Make an exact copy of the entries, and keep any pictures out of it.

* Begin DATA TO USE *

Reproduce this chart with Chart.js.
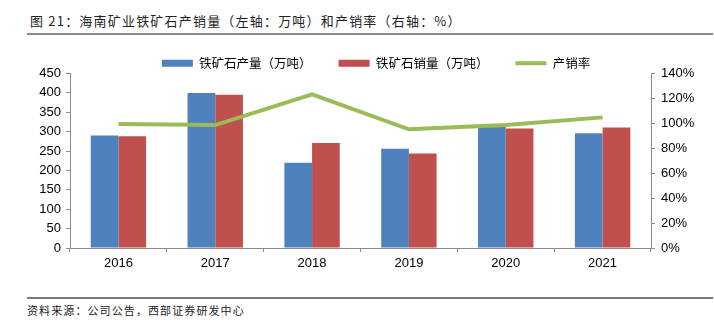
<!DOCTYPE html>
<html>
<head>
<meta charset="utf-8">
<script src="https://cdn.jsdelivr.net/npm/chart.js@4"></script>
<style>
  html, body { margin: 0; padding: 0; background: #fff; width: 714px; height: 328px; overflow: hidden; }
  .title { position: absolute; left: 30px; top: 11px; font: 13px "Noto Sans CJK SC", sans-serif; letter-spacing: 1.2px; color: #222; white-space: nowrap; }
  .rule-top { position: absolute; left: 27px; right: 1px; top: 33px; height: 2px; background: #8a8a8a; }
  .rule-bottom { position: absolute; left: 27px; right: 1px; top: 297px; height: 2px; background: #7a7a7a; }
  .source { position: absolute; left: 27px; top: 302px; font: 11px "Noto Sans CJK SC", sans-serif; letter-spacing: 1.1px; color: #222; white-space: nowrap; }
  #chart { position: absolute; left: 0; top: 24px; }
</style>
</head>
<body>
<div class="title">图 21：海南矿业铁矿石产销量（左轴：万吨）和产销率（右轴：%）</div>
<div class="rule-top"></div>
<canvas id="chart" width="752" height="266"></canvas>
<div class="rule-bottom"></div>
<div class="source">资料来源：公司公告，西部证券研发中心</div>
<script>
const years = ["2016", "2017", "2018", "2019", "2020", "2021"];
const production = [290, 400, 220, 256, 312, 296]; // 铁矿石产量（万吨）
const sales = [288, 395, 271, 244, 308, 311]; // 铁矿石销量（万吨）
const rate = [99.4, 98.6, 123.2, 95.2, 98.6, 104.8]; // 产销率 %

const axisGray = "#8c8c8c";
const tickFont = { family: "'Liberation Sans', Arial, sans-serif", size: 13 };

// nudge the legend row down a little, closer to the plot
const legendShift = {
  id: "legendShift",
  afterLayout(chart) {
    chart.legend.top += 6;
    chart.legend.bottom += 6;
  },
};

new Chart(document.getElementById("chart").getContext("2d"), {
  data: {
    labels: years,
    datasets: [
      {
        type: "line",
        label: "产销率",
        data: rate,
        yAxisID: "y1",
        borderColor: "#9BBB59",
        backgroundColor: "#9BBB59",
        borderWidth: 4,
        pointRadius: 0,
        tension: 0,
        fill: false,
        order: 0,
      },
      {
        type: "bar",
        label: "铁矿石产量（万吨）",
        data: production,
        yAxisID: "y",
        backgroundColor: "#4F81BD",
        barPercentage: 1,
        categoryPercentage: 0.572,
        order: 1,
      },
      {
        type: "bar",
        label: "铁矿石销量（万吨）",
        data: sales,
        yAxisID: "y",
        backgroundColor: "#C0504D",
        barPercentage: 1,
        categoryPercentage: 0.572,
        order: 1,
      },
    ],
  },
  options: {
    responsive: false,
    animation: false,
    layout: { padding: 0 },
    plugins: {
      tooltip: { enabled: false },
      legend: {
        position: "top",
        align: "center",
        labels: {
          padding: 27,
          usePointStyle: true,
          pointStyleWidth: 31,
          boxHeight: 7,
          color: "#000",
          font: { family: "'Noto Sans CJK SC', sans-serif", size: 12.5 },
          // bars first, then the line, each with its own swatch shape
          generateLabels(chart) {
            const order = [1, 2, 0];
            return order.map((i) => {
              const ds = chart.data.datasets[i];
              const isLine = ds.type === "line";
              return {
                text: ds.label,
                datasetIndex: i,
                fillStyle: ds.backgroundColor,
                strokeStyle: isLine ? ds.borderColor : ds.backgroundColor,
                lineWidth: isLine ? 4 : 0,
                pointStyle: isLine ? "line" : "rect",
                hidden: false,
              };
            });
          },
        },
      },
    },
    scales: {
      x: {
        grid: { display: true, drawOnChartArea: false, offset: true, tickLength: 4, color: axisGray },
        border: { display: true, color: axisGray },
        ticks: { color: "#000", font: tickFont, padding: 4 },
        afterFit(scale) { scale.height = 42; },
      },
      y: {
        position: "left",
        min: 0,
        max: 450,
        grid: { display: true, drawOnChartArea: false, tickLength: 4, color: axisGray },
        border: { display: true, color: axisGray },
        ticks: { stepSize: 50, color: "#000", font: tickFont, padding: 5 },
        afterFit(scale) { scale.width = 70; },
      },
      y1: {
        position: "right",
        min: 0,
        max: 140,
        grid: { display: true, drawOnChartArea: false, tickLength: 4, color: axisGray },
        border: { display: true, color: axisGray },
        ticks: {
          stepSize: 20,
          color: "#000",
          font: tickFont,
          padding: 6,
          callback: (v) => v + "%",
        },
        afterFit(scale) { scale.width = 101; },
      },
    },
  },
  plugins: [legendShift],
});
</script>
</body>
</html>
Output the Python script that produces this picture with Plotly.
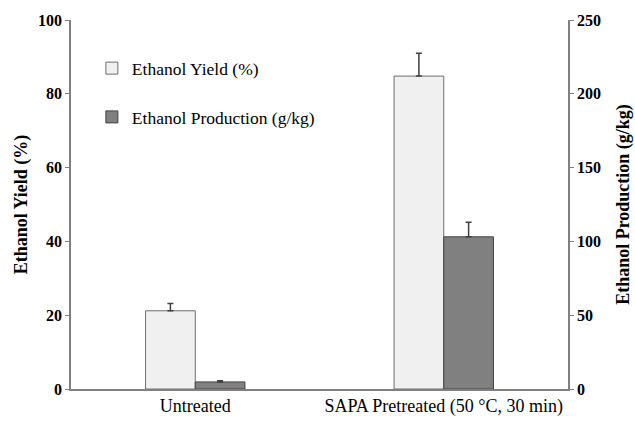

* End DATA TO USE *

▸ RESULT OF THE TASK
Reproduce this chart with Chart.js.
<!DOCTYPE html>
<html>
<head>
<meta charset="utf-8">
<script src="https://cdn.jsdelivr.net/npm/chart.js@4"></script>
<style>
  html, body { margin: 0; padding: 0; background: #fff; width: 714px; height: 328px; overflow: hidden; }
  .title { position: absolute; left: 30px; top: 11px; font: 13px "Noto Sans CJK SC", sans-serif; letter-spacing: 1.2px; color: #222; white-space: nowrap; }
  .rule-top { position: absolute; left: 27px; right: 1px; top: 33px; height: 2px; background: #8a8a8a; }
  .rule-bottom { position: absolute; left: 27px; right: 1px; top: 297px; height: 2px; background: #7a7a7a; }
  .source { position: absolute; left: 27px; top: 302px; font: 11px "Noto Sans CJK SC", sans-serif; letter-spacing: 1.1px; color: #222; white-space: nowrap; }
  #chart { position: absolute; left: 0; top: 24px; }
</style>
</head>
<body>
<div class="title">图 21：海南矿业铁矿石产销量（左轴：万吨）和产销率（右轴：%）</div>
<div class="rule-top"></div>
<canvas id="chart" width="752" height="266"></canvas>
<div class="rule-bottom"></div>
<div class="source">资料来源：公司公告，西部证券研发中心</div>
<script>
const years = ["2016", "2017", "2018", "2019", "2020", "2021"];
const production = [290, 400, 220, 256, 312, 296]; // 铁矿石产量（万吨）
const sales = [288, 395, 271, 244, 308, 311]; // 铁矿石销量（万吨）
const rate = [99.4, 98.6, 123.2, 95.2, 98.6, 104.8]; // 产销率 %

const axisGray = "#8c8c8c";
const tickFont = { family: "'Liberation Sans', Arial, sans-serif", size: 13 };

// nudge the legend row down a little, closer to the plot
const legendShift = {
  id: "legendShift",
  afterLayout(chart) {
    chart.legend.top += 6;
    chart.legend.bottom += 6;
  },
};

new Chart(document.getElementById("chart").getContext("2d"), {
  data: {
    labels: years,
    datasets: [
      {
        type: "line",
        label: "产销率",
        data: rate,
        yAxisID: "y1",
        borderColor: "#9BBB59",
        backgroundColor: "#9BBB59",
        borderWidth: 4,
        pointRadius: 0,
        tension: 0,
        fill: false,
        order: 0,
      },
      {
        type: "bar",
        label: "铁矿石产量（万吨）",
        data: production,
        yAxisID: "y",
        backgroundColor: "#4F81BD",
        barPercentage: 1,
        categoryPercentage: 0.572,
        order: 1,
      },
      {
        type: "bar",
        label: "铁矿石销量（万吨）",
        data: sales,
        yAxisID: "y",
        backgroundColor: "#C0504D",
        barPercentage: 1,
        categoryPercentage: 0.572,
        order: 1,
      },
    ],
  },
  options: {
    responsive: false,
    animation: false,
    layout: { padding: 0 },
    plugins: {
      tooltip: { enabled: false },
      legend: {
        position: "top",
        align: "center",
        labels: {
          padding: 27,
          usePointStyle: true,
          pointStyleWidth: 31,
          boxHeight: 7,
          color: "#000",
          font: { family: "'Noto Sans CJK SC', sans-serif", size: 12.5 },
          // bars first, then the line, each with its own swatch shape
          generateLabels(chart) {
            const order = [1, 2, 0];
            return order.map((i) => {
              const ds = chart.data.datasets[i];
              const isLine = ds.type === "line";
              return {
                text: ds.label,
                datasetIndex: i,
                fillStyle: ds.backgroundColor,
                strokeStyle: isLine ? ds.borderColor : ds.backgroundColor,
                lineWidth: isLine ? 4 : 0,
                pointStyle: isLine ? "line" : "rect",
                hidden: false,
              };
            });
          },
        },
      },
    },
    scales: {
      x: {
        grid: { display: true, drawOnChartArea: false, offset: true, tickLength: 4, color: axisGray },
        border: { display: true, color: axisGray },
        ticks: { color: "#000", font: tickFont, padding: 4 },
        afterFit(scale) { scale.height = 42; },
      },
      y: {
        position: "left",
        min: 0,
        max: 450,
        grid: { display: true, drawOnChartArea: false, tickLength: 4, color: axisGray },
        border: { display: true, color: axisGray },
        ticks: { stepSize: 50, color: "#000", font: tickFont, padding: 5 },
        afterFit(scale) { scale.width = 70; },
      },
      y1: {
        position: "right",
        min: 0,
        max: 140,
        grid: { display: true, drawOnChartArea: false, tickLength: 4, color: axisGray },
        border: { display: true, color: axisGray },
        ticks: {
          stepSize: 20,
          color: "#000",
          font: tickFont,
          padding: 6,
          callback: (v) => v + "%",
        },
        afterFit(scale) { scale.width = 101; },
      },
    },
  },
  plugins: [legendShift],
});
</script>
</body>
</html>
Output the Python script that produces this picture with Plotly.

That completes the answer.